‘Marriage scam’

THE day our secretary got married, we closed the office and walked three hundred meters with the bride and the groom to the Capitol in what could be the longest bridal march ever.

I remember that and the return walk very well because it was I who took pictures of the wedding entourage but captured nothing for printing (it must have been the camera, my law partners consoled me).

Like most couples planning to wed but who don’t have the time or the resources to prepare for an elaborate church wedding, Myrna and Allan decided to exchange vows before a judge. In their case, it was before the late Judge Leonardo Cañares. We made sure of that.

The law does not require a marriage ceremony to follow a particular form, only that the parties must declare that they take each other as husband and wife in the presence of the solemnizing officer and of two witnesses. The vow to hold and keep each other for better or for worse, for richer or poorer and in sickness and in health until death do you part is not required by the Civil Code.

So a marriage ceremony can be as business-like and as straightforward as the arraignment of an accused except that instead of being made to choose between “guilty” or “not guilty,” the bride and the groom are told to pick “yes” or “no,” whether he/she does or he/she doesn’t.

Judge Leonie, however, made sure that it did not happen in weddings that he officiated. Before the ceremony, he had two ceramic (wooden?) doves placed on his table and an old phonograph on the stenographer’s. Music (“Love Is A Many Splendored Thing, if I remember correctly) wafted softly in the air as Myrna and Allan exchanged “I dos.” And his five-minute sermon could put to shame a priest or pastor! No wonder, his sala was a favorite destination for couples desiring to get married.

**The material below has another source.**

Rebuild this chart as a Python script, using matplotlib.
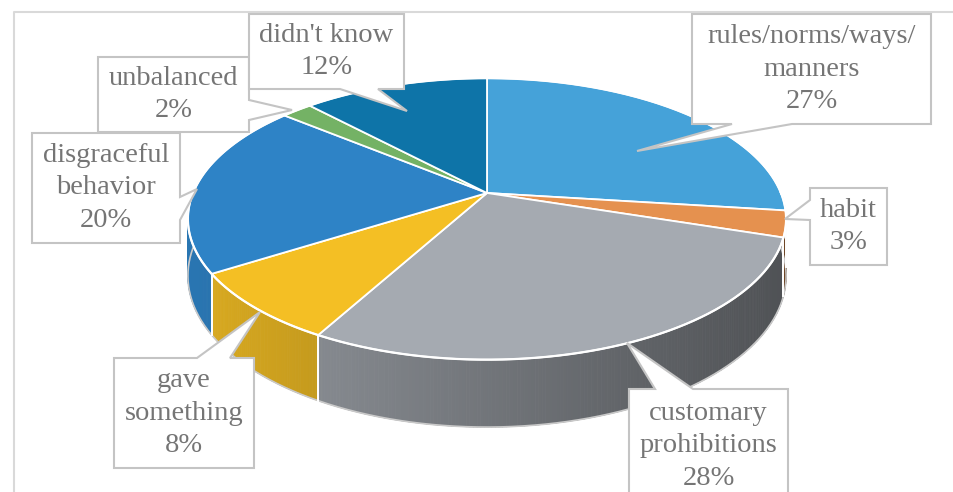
import numpy as np
import matplotlib.pyplot as plt
from matplotlib.patches import Polygon
from matplotlib.collections import PolyCollection

# slice data, clockwise from 12 o'clock
labels = ["rules/norms/ways/\nmanners", "habit", "customary\nprohibitions",
          "gave\nsomething", "disgraceful\nbehavior", "unbalanced", "didn't know"]
shares = [27, 3, 28, 8, 20, 2, 12]
colors = ["#45A2D9", "#E5914F", "#A5AAB1", "#F4BF24", "#2E83C6", "#74B265", "#0E74A8"]

# callout boxes: (x0, x1, y0, y1), side with the tail, tail base, tail tip
boxes = [
    ((692, 931, 14, 124), "bottom", (732, 792), (637, 151)),
    ((810, 887, 188, 265), "left", (200, 220), (785, 219)),
    ((629, 788, 389, 505), "top", (655, 693), (627, 343)),
    ((114, 254, 358, 468), "top", (197, 230), (260, 312)),
    ((32, 180, 133, 243), "right", (197, 220), (197, 189)),
    ((98, 249, 57, 132), "right", (100, 120), (292, 110)),
    ((249, 404, 14, 89), "bottom", (340, 378), (407, 111)),
]

# pie projection (pixel space)
cx, cy = 487, 193
sx, sy = 294, 136
k = 0.184
depth = 55


def proj(phi, z=0.0):
    u, v = np.cos(phi), np.sin(phi)
    w = 1 + k * v
    return cx + sx * u / w, cy + (-sy * v + depth * z) / w


def shade(x):
    t = np.clip((x - 187) / 598.0, 0, 1)
    return 0.9 - 0.42 * t


fig = plt.figure(figsize=(9.54, 4.92), dpi=100)
ax = fig.add_axes([0, 0, 1, 1])
ax.set_xlim(0, 954)
ax.set_ylim(492, 0)
ax.axis("off")

# chart area frame
ax.plot([14, 14, 960], [500, 12, 12], color="#D9D9D9", lw=1.5, zorder=0)

total = float(sum(shares))
starts = []
a = np.pi / 2
for s in shares:
    starts.append((a, a - 2 * np.pi * s / total))
    a -= 2 * np.pi * s / total

# side walls (front half only)
for (a0, a1), col in zip(starts, colors):
    base = np.array(plt.matplotlib.colors.to_rgb(col))
    lo, hi = a1, a0
    quads, fcs = [], []
    for off in (0, -2 * np.pi):
        l, h = max(lo + off, -np.pi), min(hi + off, 0)
        if h <= l:
            continue
        ph = np.linspace(l, h, max(int((h - l) / 0.01), 2))
        for p0, p1 in zip(ph[:-1], ph[1:]):
            x0, y0 = proj(p0)
            x1, y1 = proj(p1)
            x2, y2 = proj(p1, 1)
            x3, y3 = proj(p0, 1)
            quads.append([(x0, y0), (x1, y1), (x2, y2), (x3, y3)])
            fcs.append(np.clip(base * shade((x0 + x1) / 2), 0, 1))
        # white seam where slices meet on the wall
        for p in (l, h):
            if -np.pi < p < 0:
                xa, ya = proj(p)
                xb, yb = proj(p, 1)
                ax.plot([xa, xb], [ya, yb], color="white", lw=1.3, zorder=1.5)
    if quads:
        ax.add_collection(PolyCollection(quads, facecolors=fcs, edgecolors=fcs,
                                         linewidths=0.6, zorder=1))

# bottom rim outline
ph = np.linspace(-np.pi, 0, 300)
bx, by = proj(ph, 1)
ax.plot(bx, by, color="#C9C9C9", lw=1.2, zorder=1.2)

# top faces
for (a0, a1), col in zip(starts, colors):
    ph = np.linspace(a0, a1, 200)
    px, py = proj(ph)
    pts = [(cx, cy)] + list(zip(px, py))
    ax.add_patch(Polygon(pts, closed=True, facecolor=col, edgecolor="white",
                         lw=1.3, joinstyle="round", zorder=2))

ph = np.linspace(0, 2 * np.pi, 400)
tx, ty = proj(ph)
ax.plot(tx, ty, color="white", lw=1.6, zorder=2.5)


def callout(box, side, base, tip):
    x0, x1, y0, y1 = box
    b0, b1 = base
    if side == "bottom":
        pts = [(x0, y0), (x1, y0), (x1, y1), (b1, y1), tip, (b0, y1), (x0, y1)]
    elif side == "top":
        pts = [(x0, y0), (b0, y0), tip, (b1, y0), (x1, y0), (x1, y1), (x0, y1)]
    elif side == "left":
        pts = [(x0, y0), (x1, y0), (x1, y1), (x0, y1), (x0, b1), tip, (x0, b0)]
    else:
        pts = [(x0, y0), (x1, y0), (x1, b0), tip, (x1, b1), (x1, y1), (x0, y1)]
    return Polygon(pts, closed=True, facecolor="white", edgecolor="#C4C4C4",
                   lw=1.5, zorder=5)


for lab, s, (box, side, base, tip) in zip(labels, shares, boxes):
    ax.add_patch(callout(box, side, base, tip))
    x0, x1, y0, y1 = box
    yc = (y0 + y1) / 2 if y1 <= 492 else y0 + 57
    ax.text((x0 + x1) / 2, yc, f"{lab}\n{s}%", ha="center", va="center",
            multialignment="center", family="Liberation Serif", fontsize=20.5,
            color="#757575", linespacing=1.4, zorder=6)

fig.savefig("out.png", dpi=100)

We were lucky because Myrna and Allan (who, like Judge Leonie, has since rejoined his Maker) married a long time ago. If they had decided to tie the knot today, we wouldn’t have been able to choose Judge Leonie. In fact, we wouldn’t have been able to pick our judge at all.

As a result of the expose of an alleged “marriage scam”, weddings will now be raffled for assignment among the judges. The move shows sensitivity to public perception. But since a scam is defined as a fraudulent scheme, how come no one of those who have been supposedly overcharged has come forward to declare that he has been swindled?